From 1682 until the French Revolution of 1789, successive kings of France lived, worked, and held court in the most opulent of accommodations: the Palace of Versailles.
King Louis XIV began the tradition after he expanded his father’s hilltop château, a luxurious rural retreat. Over a period of 50 years, the palace became the largest and most influential château in Europe and a source of great artistic invention in architecture, music, theater, and the decorative arts.
Many of the nation’s greatest architects designed and built the Palace of Versailles. Architect Louis Le Vau, an early adopter of French Baroque architecture, added two symmetrical wings onto the original château, giving the palace its distinctive U-shaped design. Each wing, on either side of the forecourt, contained separate grand apartments for the king and queen. The king’s bedchamber was moved to the center of the U-shaped buildings in 1701.

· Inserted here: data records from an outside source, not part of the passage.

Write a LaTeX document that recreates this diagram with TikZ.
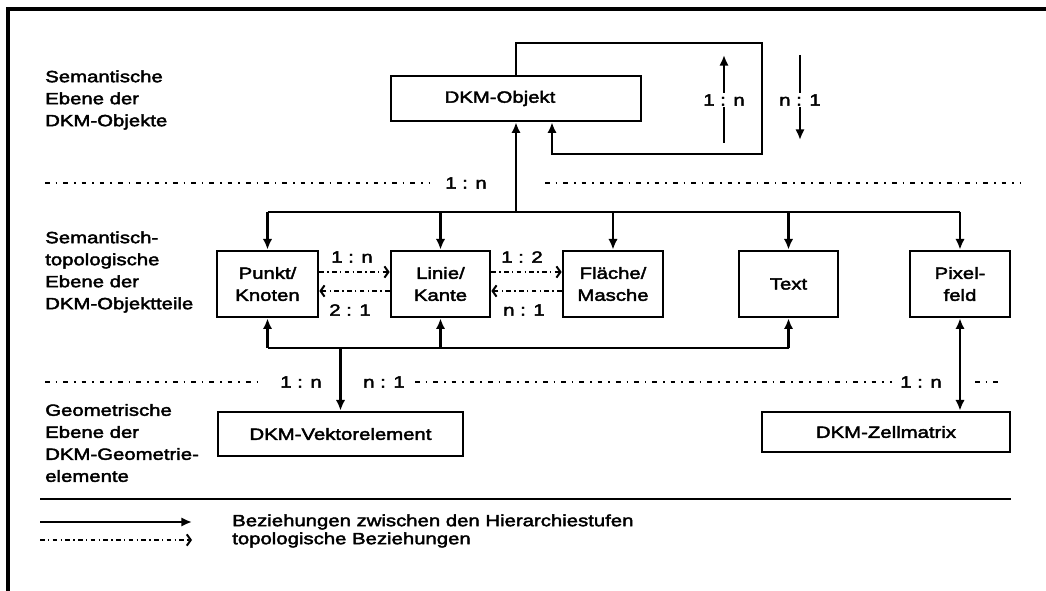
\documentclass[tikz,border=0pt]{standalone}
\usepackage{fontspec}
\setmainfont{Liberation Sans}[FakeStretch=1.25,FakeBold=2.5]
\usetikzlibrary{arrows.meta}
\newlength\pxu
\setlength\pxu{0.75pt}
\begin{document}
\begin{tikzpicture}[x=0.75pt,y=-0.75pt,
  font=\fontsize{12.2pt}{16.5pt}\selectfont,
  box/.style={draw, line width=2pt, align=center, inner sep=0pt},
  rel/.style={line width=1.9pt, line join=miter, -{Latex[length=8pt,width=7pt]}},
  topo/.style={line width=1pt, dash pattern=on 3.5pt off 2.5pt on 1pt off 2.5pt, -{Straight Barb[length=3pt,width=8.5pt,line width=1.5pt]}},
  level/.style={line width=0.9pt, dash pattern=on 3.5pt off 4.5pt on 1.2pt off 4.5pt},
  lab/.style={inner sep=1pt},
  llab/.style={anchor=west, align=left, inner sep=0pt}
]
\useasboundingbox (0,0) rectangle (1046,591);
% frame
\coordinate (fBL) at (8,591);
\coordinate (fTL) at (8,9);
\coordinate (fTR) at (1046,9);
\draw[line width=2.4pt] (fBL) -- (fTL) -- (fTR);

% level labels
\node[llab] (lv1) at (45,100) {Semantische\\Ebene der\\DKM-Objekte};
\node[llab] (lv2) at (45,272) {Semantisch-\\topologische\\Ebene der\\DKM-Objektteile};
\node[llab] (lv3) at (45,443) {Geometrische\\Ebene der\\DKM-Geometrie-\\elemente};

% boxes
\node[box, minimum width=250\pxu, minimum height=45\pxu] (obj) at (516,98.5) {};
\node[lab] (objlab) at (500,98.5) {DKM-Objekt};
\node[box, minimum width=101\pxu, minimum height=66\pxu] (punkt) at (267.5,284) {Punkt/\\Knoten};
\node[box, minimum width=99\pxu, minimum height=66\pxu] (linie) at (440.5,284) {Linie/\\Kante};
\node[box, minimum width=100\pxu, minimum height=66\pxu] (flaeche) at (613,284) {Fläche/\\Masche};
\node[box, minimum width=99\pxu, minimum height=66\pxu] (text) at (788.5,284) {Text};
\node[box, minimum width=100\pxu, minimum height=66\pxu] (pixel) at (960,284) {Pixel-\\feld};
\node[box, minimum width=245\pxu, minimum height=44\pxu] (vektor) at (340.5,434) {DKM-Vektorelement};
\node[box, minimum width=248\pxu, minimum height=40\pxu] (zell) at (886,432) {DKM-Zellmatrix};

% dashed level separators
\coordinate (d1a) at (45,183);  \coordinate (d1b) at (430,183);
\coordinate (d1c) at (545,183); \coordinate (d1d) at (1020,183);
\draw[level] (d1a) -- (d1b);
\draw[level] (d1c) -- (d1d);
\node[lab] (d1lab) at (466,183) {1 : n};

\coordinate (d2a) at (45,382);  \coordinate (d2b) at (262,382);
\coordinate (d2c) at (415,382); \coordinate (d2d) at (892,382);
\coordinate (d2e) at (975,382); \coordinate (d2f) at (1000,382);
\draw[level] (d2a) -- (d2b);
\draw[level] (d2c) -- (d2d);
\draw[level] (d2e) -- (d2f);
\node[lab] (d2l1) at (301,382) {1 : n};
\node[lab] (d2l2) at (384,382) {n : 1};
\node[lab] (d2l3) at (921,382) {1 : n};

% self loop of DKM-Objekt
\coordinate (lp1) at (516,43);
\coordinate (lp2) at (762,43);
\coordinate (lp3) at (762,154);
\coordinate (lp4) at (552,154);
\draw[rel] (obj.north) -- (lp1) -- (lp2) -- (lp3) -- (lp4) -- (obj.south -| lp4);

% cardinality arrows at the loop
\coordinate (ua1) at (724,143); \coordinate (ua2) at (724,55);
\coordinate (da1) at (800,55);  \coordinate (da2) at (800,140);
\draw[rel] (ua1) -- (ua2);
\draw[rel] (da1) -- (da2);
\node[lab, fill=white] (ulab) at (724,100) {1 : n};
\node[lab, fill=white] (dlab) at (800,100) {n : 1};

% upper bus
\coordinate (busL) at (267.5,212);
\coordinate (busR) at (960,212);
\draw[line width=1.9pt] (busL) -- (busR);
\draw[rel] (obj.south |- busL) -- (obj.south);
\draw[rel] (busL) -- (punkt.north);
\draw[rel] (linie.north |- busL) -- (linie.north);
\draw[rel] (flaeche.north |- busL) -- (flaeche.north);
\draw[rel] (text.north |- busL) -- (text.north);
\draw[rel] (busR) -- (pixel.north);

% lower bus
\coordinate (lbL) at (267.5,348);
\coordinate (lbR) at (788.5,348);
\coordinate (lbV) at (340.5,348);
\draw[line width=1.9pt] (lbL) -- (lbR);
\draw[rel] (lbL) -- (punkt.south);
\draw[rel] (linie.south |- lbL) -- (linie.south);
\draw[rel] (lbR) -- (text.south);
\draw[rel] (lbV) -- (vektor.north);

% pixel field <-> cell matrix
\draw[rel, {Latex[length=8pt,width=7pt]}-{Latex[length=8pt,width=7pt]}] (pixel.south) -- (zell.north -| pixel.south);

% topological relations
\draw[topo] (punkt.east |- 0,272) -- (linie.west |- 0,272);
\draw[topo] (linie.west |- 0,291) -- (punkt.east |- 0,291);
\draw[topo] (linie.east |- 0,272) -- (flaeche.west |- 0,272);
\draw[topo] (flaeche.west |- 0,291) -- (linie.east |- 0,291);
\node[lab] (t1) at (352,257) {1 : n};
\node[lab] (t2) at (350,310) {2 : 1};
\node[lab] (t3) at (522,257) {1 : 2};
\node[lab] (t4) at (524,310) {n : 1};

% legend
\coordinate (sepL) at (40,499);
\coordinate (sepR) at (1011,499);
\draw[line width=2.2pt] (sepL) -- (sepR);
\coordinate (lg1a) at (40,522); \coordinate (lg1b) at (192,522);
\coordinate (lg2a) at (40,540); \coordinate (lg2b) at (192,540);
\draw[rel] (lg1a) -- (lg1b);
\draw[topo] (lg2a) -- (lg2b);
\node[anchor=west, inner sep=0pt] (lgt1) at (232,522) {Beziehungen zwischen den Hierarchiestufen};
\node[anchor=west, inner sep=0pt] (lgt2) at (232,540) {topologische Beziehungen};
\end{tikzpicture}
\end{document}
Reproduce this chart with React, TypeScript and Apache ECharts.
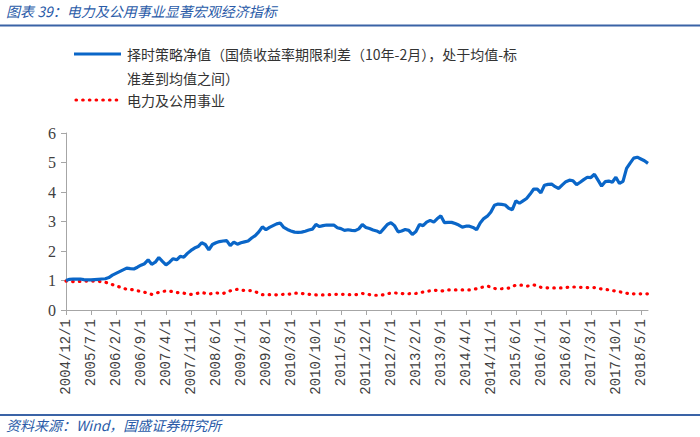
import React, { useEffect, useRef } from "react";
import * as echarts from "echarts";

// ---- Data ----
const START_YEAR = 2004;
const START_MONTH = 12;
const MONTH_COUNT = 164; // 2004/12 .. 2018/7

const categories: string[] = [];
for (let k = 0; k < MONTH_COUNT; k++) {
  const m0 = START_MONTH - 1 + k;
  const y = START_YEAR + Math.floor(m0 / 12);
  const m = (m0 % 12) + 1;
  categories.push(`${y}/${m}/1`);
}

const strategyName = "择时策略净值（国债收益率期限利差（10年-2月），处于均值-标准差到均值之间）";
const utilityName = "电力及公用事业";

const strategyValues: number[] = [
  1.00, 1.04, 1.05, 1.05, 1.05, 1.03, 1.02, 1.02, 1.03, 1.04,
  1.05, 1.06, 1.10, 1.18, 1.24, 1.30, 1.36, 1.42, 1.40, 1.39,
  1.45, 1.52, 1.57, 1.70, 1.55, 1.62, 1.78, 1.65, 1.53, 1.62,
  1.74, 1.70, 1.82, 1.79, 1.92, 2.02, 2.10, 2.15, 2.28, 2.22,
  2.04, 2.22, 2.28, 2.32, 2.34, 2.35, 2.18, 2.30, 2.23, 2.28,
  2.31, 2.34, 2.44, 2.52, 2.65, 2.82, 2.72, 2.80, 2.86, 2.92,
  2.95, 2.80, 2.73, 2.68, 2.64, 2.63, 2.64, 2.67, 2.71, 2.74,
  2.90, 2.83, 2.86, 2.88, 2.88, 2.88, 2.79, 2.76, 2.70, 2.72,
  2.70, 2.69, 2.75, 2.90, 2.80, 2.76, 2.71, 2.68, 2.62, 2.76,
  2.90, 2.96, 2.86, 2.65, 2.68, 2.73, 2.70, 2.56, 2.66, 2.90,
  2.86, 2.98, 3.04, 2.98, 3.10, 3.19, 2.96, 2.97, 2.97, 2.93,
  2.88, 2.81, 2.84, 2.84, 2.80, 2.72, 2.95, 3.10, 3.18, 3.32,
  3.55, 3.59, 3.58, 3.56, 3.45, 3.40, 3.70, 3.62, 3.70, 3.78,
  3.93, 4.10, 4.10, 3.97, 4.23, 4.26, 4.27, 4.18, 4.12, 4.24,
  4.35, 4.40, 4.38, 4.25, 4.33, 4.42, 4.50, 4.49, 4.60, 4.40,
  4.20, 4.35, 4.37, 4.33, 4.50, 4.29, 4.36, 4.80, 4.98, 5.15,
  5.18, 5.12, 5.06, 4.97,
];

const utilityValues: number[] = [
  0.98, 0.97, 0.96, 0.97, 0.97, 0.98, 0.98, 0.98, 0.98, 0.97,
  0.96, 0.94, 0.91, 0.86, 0.82, 0.78, 0.74, 0.70, 0.70, 0.68,
  0.65, 0.63, 0.60, 0.57, 0.53, 0.56, 0.60, 0.63, 0.64, 0.64,
  0.62, 0.59, 0.58, 0.57, 0.55, 0.53, 0.55, 0.57, 0.59, 0.57,
  0.54, 0.56, 0.58, 0.57, 0.56, 0.60, 0.65, 0.68, 0.70, 0.67,
  0.66, 0.66, 0.66, 0.62, 0.57, 0.52, 0.52, 0.52, 0.52, 0.51,
  0.52, 0.53, 0.53, 0.54, 0.57, 0.57, 0.56, 0.55, 0.53, 0.52,
  0.51, 0.51, 0.51, 0.52, 0.52, 0.53, 0.53, 0.53, 0.53, 0.52,
  0.52, 0.52, 0.53, 0.56, 0.55, 0.52, 0.50, 0.50, 0.50, 0.52,
  0.55, 0.57, 0.58, 0.57, 0.56, 0.55, 0.55, 0.56, 0.56, 0.58,
  0.61, 0.63, 0.65, 0.67, 0.66, 0.64, 0.66, 0.68, 0.68, 0.68,
  0.68, 0.68, 0.68, 0.68, 0.70, 0.72, 0.76, 0.78, 0.81, 0.78,
  0.73, 0.72, 0.72, 0.73, 0.74, 0.80, 0.84, 0.84, 0.84, 0.81,
  0.82, 0.85, 0.82, 0.77, 0.76, 0.75, 0.75, 0.75, 0.75, 0.75,
  0.76, 0.78, 0.78, 0.78, 0.77, 0.77, 0.76, 0.76, 0.76, 0.74,
  0.71, 0.70, 0.68, 0.66, 0.64, 0.62, 0.59, 0.57, 0.54, 0.55,
  0.55, 0.55, 0.55, 0.55,
];

const yTicks = { min: 0, max: 6, interval: 1 };
const titleText = "图表 39：电力及公用事业显著宏观经济指标";
const sourceText = "资料来源：Wind，国盛证券研究所";
const legendLine1 = "择时策略净值（国债收益率期限利差（10年-2月），处于均值-标";
const legendLine2 = "准差到均值之间）";

const BLUE = "#0A66C8";
const RED = "#FF0000";
const RULE = "#3A63A6";
const CJK = '"Noto Sans CJK SC", sans-serif';

export default function App() {
  const ref = useRef<HTMLDivElement>(null);
  useEffect(() => {
    if (!ref.current) return;
    const chart = echarts.init(ref.current, undefined, { renderer: "svg" });
    chart.setOption({
      animation: false,
      backgroundColor: "#ffffff",
      grid: { left: 66, right: 52, top: 133, bottom: 127, containLabel: false },
      xAxis: {
        type: "category",
        data: categories,
        boundaryGap: false,
        axisLine: { lineStyle: { color: "#A6A6A6", width: 1 } },
        axisTick: { show: true, interval: 6, length: 5, lineStyle: { color: "#A6A6A6" } },
        axisLabel: {
          interval: 6,
          rotate: 90,
          margin: 9,
          color: "#404040",
          fontFamily: '"Liberation Mono", monospace',
          fontSize: 14,
        },
        splitLine: { show: false },
      },
      yAxis: {
        type: "value",
        min: yTicks.min,
        max: yTicks.max,
        interval: yTicks.interval,
        axisLine: { show: true, lineStyle: { color: "#A6A6A6", width: 1 } },
        axisTick: { show: true, length: 5, lineStyle: { color: "#A6A6A6" } },
        axisLabel: {
          margin: 10,
          color: "#404040",
          fontFamily: '"Liberation Serif", serif',
          fontSize: 16,
        },
        splitLine: { show: false },
      },
      legend: { show: false },
      series: [
        {
          name: strategyName,
          type: "line",
          data: strategyValues,
          showSymbol: false,
          symbol: "none",
          lineStyle: { color: BLUE, width: 3.2 },
          z: 3,
        },
        {
          name: utilityName,
          type: "line",
          data: utilityValues,
          showSymbol: false,
          symbol: "none",
          lineStyle: { color: RED, width: 3.2, type: [0.5, 6.2], cap: "round" },
          z: 2,
        },
      ],
      graphic: [
        {
          type: "text",
          left: 6,
          top: 4,
          style: {
            text: titleText,
            fill: "#2A5BA8",
            font: `italic 14px ${CJK}`,
          },
        },
        {
          type: "line",
          shape: { x1: 0, y1: 25.5, x2: 700, y2: 25.5 },
          style: { stroke: RULE, lineWidth: 2 },
        },
        {
          type: "line",
          shape: { x1: 0, y1: 415, x2: 700, y2: 415 },
          style: { stroke: RULE, lineWidth: 2 },
        },
        {
          type: "text",
          left: 6,
          top: 418,
          style: {
            text: sourceText,
            fill: "#2A5BA8",
            font: `italic 14px ${CJK}`,
          },
        },
        {
          type: "line",
          shape: { x1: 74, y1: 54, x2: 121, y2: 54 },
          style: { stroke: BLUE, lineWidth: 3.2 },
        },
        {
          type: "text",
          x: 127,
          y: 54,
          style: {
            text: legendLine1,
            fill: "#333333",
            font: `14px ${CJK}`,
            verticalAlign: "middle",
          },
        },
        {
          type: "text",
          x: 127,
          y: 78,
          style: {
            text: legendLine2,
            fill: "#333333",
            font: `14px ${CJK}`,
            verticalAlign: "middle",
          },
        },
        {
          type: "line",
          shape: { x1: 76, y1: 100, x2: 117, y2: 100 },
          style: { stroke: RED, lineWidth: 3.2, lineDash: [0.5, 6.2], lineCap: "round" },
        },
        {
          type: "text",
          x: 127,
          y: 100,
          style: {
            text: utilityName,
            fill: "#333333",
            font: `14px ${CJK}`,
            verticalAlign: "middle",
          },
        },
      ],
    });
    return () => chart.dispose();
  }, []);
  return (
    <div
      ref={ref}
      style={{ position: "fixed", left: 0, top: 0, width: 700, height: 437, background: "#fff" }}
    />
  );
}
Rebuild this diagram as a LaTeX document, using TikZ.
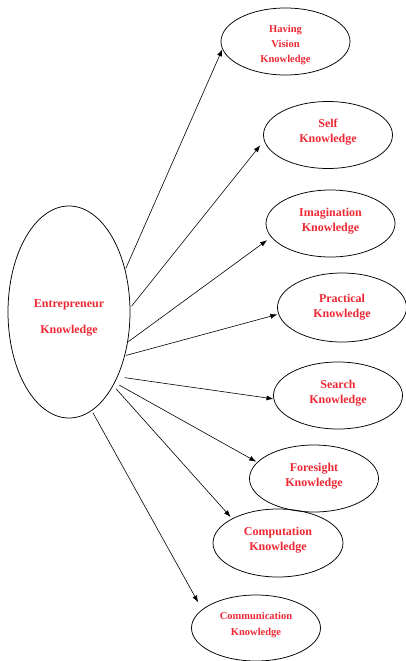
\documentclass[tikz,border=0pt]{standalone}
\usepackage{fontspec}
\setmainfont{Liberation Serif}
\usetikzlibrary{shapes.geometric,arrows.meta}
\definecolor{labelred}{RGB}{237,40,52}
\begin{document}
\begin{tikzpicture}[x=1pt,y=-1pt,
  bubble/.style={ellipse,draw=black,line width=0.75pt,inner sep=0pt,
    minimum width=129pt,minimum height=67pt},
  caption/.style={align=center,inner sep=0pt,text=labelred,
    font=\bfseries\fontsize{12}{15}\selectfont},
  smallcaption/.style={caption,font=\bfseries\fontsize{10.5}{15}\selectfont},
  link/.style={line width=0.6pt,-{Latex[length=7pt,width=5pt]}}]
\useasboundingbox (0,0) rectangle (405,661);
% central concept
\node[ellipse,draw=black,line width=0.75pt,inner sep=0pt,
  minimum width=122pt,minimum height=212pt] (E) at (69,312) {};
\node[caption,font=\bfseries\fontsize{12}{26}\selectfont] (E-t)
  at ([yshift=-6pt]E.center) {Entrepreneur\\Knowledge};
% knowledge areas
\node[bubble] (V) at (285.5,41.5) {};
\node[bubble] (S) at (328,135) {};
\node[bubble] (I) at (330.5,223.5) {};
\node[bubble,minimum height=69pt] (P) at (342,307.5) {};
\node[bubble] (R) at (338,395.5) {};
\node[bubble] (F) at (314,478.5) {};
\node[bubble,minimum width=130pt,minimum height=68pt] (C) at (278,543) {};
\node[bubble,minimum height=66pt] (M) at (256,628) {};
\node[smallcaption] (V-t) at ([yshift=-3.5pt]V.center) {Having\\Vision\\Knowledge};
\node[caption] (S-t) at ([yshift=3pt]S.center) {Self\\Knowledge};
\node[caption] (I-t) at ([yshift=2.5pt]I.center) {Imagination\\Knowledge};
\node[caption] (P-t) at ([yshift=0.5pt]P.center) {Practical\\Knowledge};
\node[caption] (R-t) at ([yshift=2.5pt]R.center) {Search\\Knowledge};
\node[caption] (F-t) at ([yshift=2.5pt]F.center) {Foresight\\Knowledge};
\node[caption] (C-t) at ([yshift=3pt]C.center) {Computation\\Knowledge};
\node[smallcaption,font=\bfseries\fontsize{10.5}{16}\selectfont] (M-t)
  at ([yshift=2.5pt]M.center) {Communication\\Knowledge};
% connectors
\draw[link,shorten <=1.5pt] (E.37.7) -- (V.187.6);
\draw[link,shorten <=2pt,shorten >=6pt] (E.4.5) -- (S.185.6);
\draw[link,shorten <=0.6pt,shorten >=5pt] (E.-27.7) -- (I.193.7);
\draw[link,shorten <=1pt,shorten >=1pt] (E.-38.8) -- (P.186.2);
\draw[link,shorten <=7pt] (E.-53.8) -- (R.183.2);
\draw[link,shorten <=5pt,shorten >=1pt] (E.-57.4) -- (F.164.1);
\draw[link,shorten <=4pt,shorten >=2pt] (E.-59.1) -- (C.152);
\draw[link,shorten <=2pt,shorten >=8pt] (E.-77.7) -- (M.161.8);
\end{tikzpicture}
\end{document}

Architect Jules Hardouin-Mansart, whom many scholars credit with representing the best of French Baroque architects, created the famed Hall of Mirrors and extended the palace estate further with sumptuous additions such as the Royal Chapel and the Grand Trianon. Louis XIV closely oversaw the building of the Grand Trianon, which he commissioned as a retreat from court life. Hardouin-Mansart described it as “a little palace of pink marble and porphyry [igneous rock], with marvelous gardens.”
Louis XIV’s great-grandson, King Louis XV, commissioned architect Ange-Jacques Gabriel to create the Royal Opera at Versailles, realizing in 1770 his great-grandfather’s idea.
In 1833, King Louis-Philippe afforded the palace an illustrious new role as the Museum of the History of France, which was inaugurated in 1837 and dedicated “to all the glories of France.”